Advertising Fee: An annual fee paid by the franchisee
to the franchisor for corporate advertising expenditures; It is often less then three percent of the franchisee's annual sales
and typically paid in addition to the royalty fee.
Capital Required: The amount of cash you are required to have
available.
Earnings Claims: Representations made by franchise companies that their franchisees have achieved specific
levels of sales or profitability.
Exclusive Territory: The "territory" granted to you by a franchise
company, which restricts the franchisor from establishing any other location within your area.
Federal Trade Commission
(FTC): The federal agency in Washington, DC that regulates various trade practices including the franchise industry.

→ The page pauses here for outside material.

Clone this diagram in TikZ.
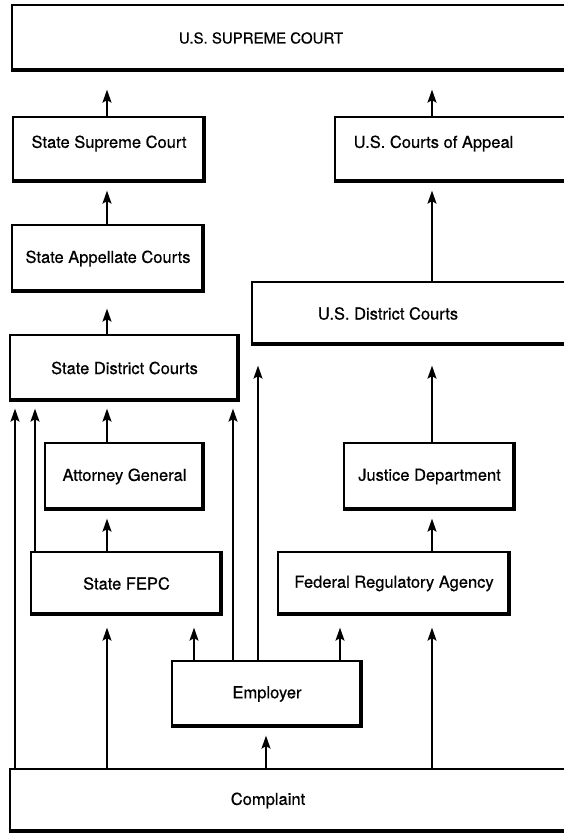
\documentclass[tikz,border=0pt]{standalone}
\usepackage{fontspec}
\setmainfont{TeX Gyre Heros}[FakeBold=0.6]
\usetikzlibrary{arrows.meta,calc}
\tikzset{
  box/.style={draw, line width=1.3pt, inner sep=0pt, align=center,
    font=\fontsize{16.5}{18}\selectfont,
    path picture={\draw[line width=6pt]
      (path picture bounding box.south west) -- (path picture bounding box.south east)
      -- (path picture bounding box.north east);}},
  arr/.style={line width=1.5pt, -{Stealth[length=13pt,width=9pt,inset=2.5pt]}},
}
\newcommand{\mkbox}[6]{% name, x1, x2, y1, y2, text
  \node[box, minimum width={(#3-#2)*1pt}, minimum height={(#5-#4)*1pt}] (#1) at ({(#2+#3)/2},{(#4+#5)/2}) {#6};}
\begin{document}
\begin{tikzpicture}[x=1pt,y=-1pt]
\useasboundingbox (0,0) rectangle (564,833);
\clip (0,0) rectangle (564,833);
\fill[white] (0,0) rectangle (564,833);
\mkbox{supreme}{12}{590}{5}{71}{\hspace*{-80pt}\fontsize{15}{18}\selectfont U.S. SUPREME COURT}
\mkbox{ssc}{13}{205}{117}{182}{\raisebox{6pt}[\height][\depth]{State Supreme Court}}
\mkbox{usca}{335}{590}{117}{182}{\hspace*{-58pt}\raisebox{6pt}[\height][\depth]{U.S. Courts of Appeal}}
\mkbox{sac}{12}{204}{225}{292}{State Appellate Courts}
\mkbox{sdc}{10}{239}{335}{401}{State District Courts}
\mkbox{usdc}{252}{590}{282}{345}{\hspace*{-66pt}U.S. District Courts}
\mkbox{ag}{45}{204}{443}{510}{Attorney General}
\mkbox{jd}{344}{515}{443}{510}{Justice Department}
\mkbox{fepc}{31}{222}{552}{615}{State FEPC}
\mkbox{fra}{278}{510}{552}{615}{Federal Regulatory Agency}
\mkbox{emp}{172}{362}{661}{727}{Employer}
\mkbox{comp}{10}{590}{769}{832}{\hspace*{-64pt}Complaint}
% x positions
\coordinate (xa) at (15,0);
\coordinate (xb) at (35,0);
\coordinate (xc) at (107,0);
\coordinate (xd) at (194,0);
\coordinate (xe) at (233,0);
\coordinate (xf) at (258,0);
\coordinate (xg) at (266,0);
\coordinate (xh) at (340,0);
\coordinate (xi) at (432,0);
% connectors
\draw[arr, shorten >=18pt] (ssc.north -| xc) -- (supreme.south -| xc);
\draw[arr, shorten >=18pt] (usca.north -| xi) -- (supreme.south -| xi);
\draw[arr, shorten >=8pt] (sac.north -| xc) -- (ssc.south -| xc);
\draw[arr, shorten >=16pt] (sdc.north -| xc) -- (sac.south -| xc);
\draw[arr, shorten >=8pt] (usdc.north -| xi) -- (usca.south -| xi);
\draw[arr, shorten >=20pt] (emp.north -| xf) -- (usdc.south -| xf);
\draw[arr, shorten >=20pt] (jd.north -| xi) -- (usdc.south -| xi);
\draw[arr, shorten >=7pt] (comp.north -| xa) -- (sdc.south -| xa);
\draw[arr, shorten >=7pt] (fepc.north -| xb) -- (sdc.south -| xb);
\draw[arr, shorten >=7pt] (ag.north -| xc) -- (sdc.south -| xc);
\draw[arr, shorten >=7pt] (emp.north -| xe) -- (sdc.south -| xe);
\draw[arr, shorten >=8pt] (fepc.north -| xc) -- (ag.south -| xc);
\draw[arr, shorten >=8pt] (fra.north -| xi) -- (jd.south -| xi);
\draw[arr, shorten >=12pt] (comp.north -| xc) -- (fepc.south -| xc);
\draw[arr, shorten >=12pt] (emp.north -| xd) -- (fepc.south -| xd);
\draw[arr, shorten >=12pt] (emp.north -| xh) -- (fra.south -| xh);
\draw[arr, shorten >=12pt] (comp.north -| xi) -- (fra.south -| xi);
\draw[arr, shorten >=8pt] (comp.north -| xg) -- (emp.south -| xg);
\end{tikzpicture}
\end{document}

Franchise Agreement: An official document that sets forth the expectations and requirements of the franchisor. It describes
the franchisor's commitment to the franchisee, and includes information about territorial rights of the franchisee, location
requirements, training schedule, fees, general obligations of the franchisee, and general obligations of the franchisor.
Franchisee: The owner of one or more franchises.
Franchise Fee: The initial fee you pay to a franchisor
to acquire a franchise.
Franchising: Neither an industry nor a business, but a method of doing business within
a given industry. At least two parties are involved in franchising: the franchisor and the franchisee.
Franchisor:
The person or company that owns or controls the right to grant franchises for a specific "brand".
FTC
Rule 436: The law passed in 1979 that regulates the franchise industry. It set forth "disclosure" requirements and
prohibited franchisors from making undocumented earnings claims.
Initial Investment: Generally, the initial cash
investment required of you to buy and open a franchise. This can include the franchise fee and other initial start-up costs
and expenses you may incur, but may not be reflective of your total investment.
Liquid Capital: Also known as,
liquid assets, quick assets, and realizable assets. Assets held in cash or in something that can be readily turned into cash.
Net Worth: Total assets, once you've subtracted your total liabilities.
Non-Compete Clause: Upon termination,
non-renewal, or other sale or transfer, some franchise agreements prohibit you from competing in any way with the franchised
company.
Offer: An oral or written proposal to sell a franchise to a prospective franchisee upon understood general
terms and conditions.
Protected Territory: A designated area or geographic boundary granted to the franchisee by
the terms of a franchise agreement. The franchisor promises not to open another franchised or company-owned business of a
similar nature within the franchisee's protected territory.
Qualification Questionnaire: A document prepared by
the franchisor to be completed by the prospective franchisee, which provides initial information to the franchisor in order
to assist in determining whether or not the prospect is capable and motivated enough to own a franchise. Often a financial
statement is included in the questionnaire format.
Registration: A requirement in several states that specific
information be submitted and approved by state regulatory authorities before franchises may be offered in that state. It is
quite extensive in the information required and may ask for: a bond, fingerprints and pictures.
Start Up Costs:
The required amount of money the franchisor will request that a new franchisee have to invest in the new franchise unit in
its earliest stages of development.
Total Investment: The amount of money estimated for complete set up of a franchisee's
business, including the initial investment, the working capital, and any additions to inventory and equipment deemed necessary
for a fully operational and profitable business.
Franchise Disclosure Document: Provides background information
in over 20 categories as well as a copy of the proposed franchise agreement.